Gate News message, April 11—against the backdrop of easing tensions between the US and Iran and Bitcoin trading sideways at high levels, a series of low-market-cap altcoins have been repeatedly seeing sharp rallies and abrupt sell-offs. Typical examples include SIREN repeatedly pumping and dumping, and ARIA plunging within an hour after a month-long pump—drawing in many high-risk, high-reward investors.
These coins share common characteristics: spot holdings are highly concentrated, they have contract trading pairs on a certain CEX, and the team behind them tightly controls the market and drives heavy order-flow control. That particular CEX issued a market-maker risk guide on March 25, warning users to watch out for one-sided sell-offs and abnormal trading behavior, but such conditions have not eased since entering April—and have even intensified.

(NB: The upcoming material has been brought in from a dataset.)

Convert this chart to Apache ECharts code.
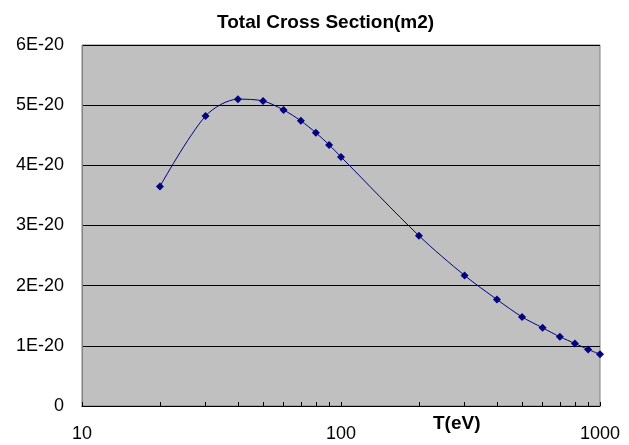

Some members of the crypto community believe this is not necessarily a bad thing, saying, “The most attractive part of crypto is its high volatility—volatility is what draws in liquidity.” During periods of high volatility for these coins, their daily futures trading volume often reaches hundreds of millions, or even tens of billions of dollars.

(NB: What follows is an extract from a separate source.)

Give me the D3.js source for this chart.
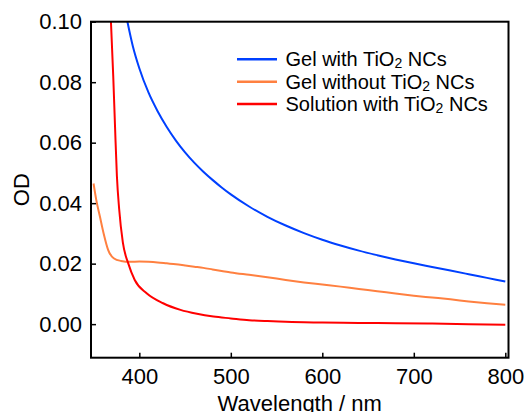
<!DOCTYPE html>
<html>
<head>
<meta charset="utf-8">
<script src="https://cdn.jsdelivr.net/npm/d3@7/dist/d3.min.js"></script>
<style>
  html, body { margin: 0; padding: 0; background: #fff; }
  svg { display: block; font-family: "Liberation Sans", Arial, sans-serif; }
</style>
</head>
<body>
<svg id="chart" width="524" height="412"></svg>
<script>
// Absorbance spectra (OD vs wavelength in nm)
const gelWithWl = [387, 393, 400, 410, 420, 430, 440, 450, 460, 470, 480, 490, 500,
  520, 540, 560, 580, 600, 620, 640, 660, 680, 700, 720, 740, 760, 780, 800];
const gelWithOD = [0.1000, 0.0918, 0.0846, 0.0766, 0.0704, 0.0652, 0.0607, 0.0568, 0.0534, 0.0504, 0.0477, 0.0452, 0.0429,
  0.0389, 0.0355, 0.0326, 0.0301, 0.0279, 0.0260, 0.0243, 0.0228, 0.0214, 0.0201, 0.0189, 0.0177, 0.0165, 0.0153, 0.0141];

const gelWithoutWl = [350, 353, 357, 361, 366, 372, 380, 390, 400, 410, 420, 430, 440, 450, 460, 470, 480, 490, 500,
  520, 540, 560, 580, 600, 620, 640, 660, 680, 700, 720, 740, 760, 780, 800];
const gelWithoutOD = [0.0465, 0.041, 0.0355, 0.030, 0.0245, 0.0218, 0.0209, 0.0206, 0.0207, 0.0206, 0.0204, 0.0201, 0.0198, 0.0194, 0.0190, 0.0186, 0.0181, 0.0176, 0.0171,
  0.0163, 0.0155, 0.0146, 0.0138, 0.0131, 0.0124, 0.0116, 0.0109, 0.0101, 0.0094, 0.0088, 0.0082, 0.0075, 0.0069, 0.0064];

const solutionWl = [369, 371.5, 373.5, 375.5, 378, 382, 388, 395, 408, 426, 445, 463, 481, 500,
  520, 540, 560, 580, 600, 640, 680, 720, 760, 800];
const solutionOD = [0.100, 0.082, 0.065, 0.049, 0.038, 0.027, 0.020, 0.0146, 0.0102, 0.0069, 0.0047, 0.0034, 0.0025, 0.0019,
  0.0013, 0.0010, 0.0008, 0.0006, 0.0005, 0.0004, 0.0003, 0.0002, 0.0000, -0.0002];

const seriesNames = ["Gel with TiO|2| NCs", "Gel without TiO|2| NCs", "Solution with TiO|2| NCs"];
const seriesColors = ["#0040ff", "#ff8040", "#ff0000"];
const xTicks = [400, 500, 600, 700, 800];
const yTicks = [0.00, 0.02, 0.04, 0.06, 0.08, 0.10];

const series = [
  { name: seriesNames[0], color: seriesColors[0], pts: gelWithWl.map((w, i) => [w, gelWithOD[i]]) },
  { name: seriesNames[1], color: seriesColors[1], pts: gelWithoutWl.map((w, i) => [w, gelWithoutOD[i]]) },
  { name: seriesNames[2], color: seriesColors[2], pts: solutionWl.map((w, i) => [w, solutionOD[i]]) }
];

const svg = d3.select("#chart");
const L = 91, R = 508.5, T = 21.7, B = 357.7;

const x = d3.scaleLinear().domain([347.2, 803.5]).range([L, R]);
const y = d3.scaleLinear().domain([-0.0111, 0.100]).range([B, T]);

svg.append("defs").append("clipPath").attr("id", "plotClip")
  .append("rect").attr("x", L).attr("y", T).attr("width", R - L).attr("height", B - T);

// curves
const line = d3.line().x(d => x(d[0])).y(d => y(d[1])).curve(d3.curveMonotoneX);
const g = svg.append("g").attr("clip-path", "url(#plotClip)");
series.forEach(s => {
  g.append("path").datum(s.pts)
    .attr("d", line)
    .attr("fill", "none")
    .attr("stroke", s.color)
    .attr("stroke-width", 2);
});

// axes with inward ticks
const xAxis = d3.axisBottom(x).tickValues(xTicks).tickSizeInner(-5).tickSizeOuter(0).tickPadding(11).tickFormat(d3.format("d"));
const yAxis = d3.axisLeft(y).tickValues(yTicks).tickSizeInner(-5).tickSizeOuter(0).tickPadding(9).tickFormat(d3.format(".2f"));

const gx = svg.append("g").attr("transform", `translate(0,${B})`).call(xAxis);
const gy = svg.append("g").attr("transform", `translate(${L},0)`).call(yAxis);
[gx, gy].forEach(a => {
  a.select(".domain").remove();
  a.selectAll(".tick line").attr("stroke", "#000").attr("stroke-width", 1.5);
  a.selectAll(".tick text").attr("fill", "#000").style("font-size", "22px")
    .style("font-family", "'Liberation Sans', Arial, sans-serif");
});

// frame
svg.append("rect").attr("x", L).attr("y", T).attr("width", R - L).attr("height", B - T)
  .attr("fill", "none").attr("stroke", "#000").attr("stroke-width", 2);

// axis titles
svg.append("text").attr("x", (L + R) / 2).attr("y", 411)
  .attr("text-anchor", "middle").style("font-size", "22px").text("Wavelength / nm");
svg.append("text").attr("transform", `translate(29,${(T + B) / 2})  rotate(-90)`)
  .attr("text-anchor", "middle").style("font-size", "22px").text("OD");

// legend
const legend = svg.append("g");
series.forEach((s, i) => {
  const yy = 59.3 + i * 22.4;
  legend.append("line").attr("x1", 237).attr("x2", 277).attr("y1", yy).attr("y2", yy)
    .attr("stroke", s.color).attr("stroke-width", 2.5);
  const t = legend.append("text").attr("x", 285.5).attr("y", yy + 7).style("font-size", "20px");
  const parts = s.name.split("|");
  t.append("tspan").text(parts[0]);
  t.append("tspan").text(parts[1]).style("font-size", "14px").attr("dy", 2);
  t.append("tspan").text(parts[2]).attr("dy", -2);
});
</script>
</body>
</html>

There are also risk-averse investors who express concern, arguing that these altcoins have no fundamental support and are purely a capital game. In the end, those who repeatedly go in with large positions can only see their assets go to zero.
These short-term breakout coins fall into high-Beta rotation plays. In essence, they are a game against high-control, heavily-positioned operators. Retail investors are at an absolute disadvantage, so when trading, it’s important to manage position size, apply strict stop-losses, and they are not suitable for conservative holdings.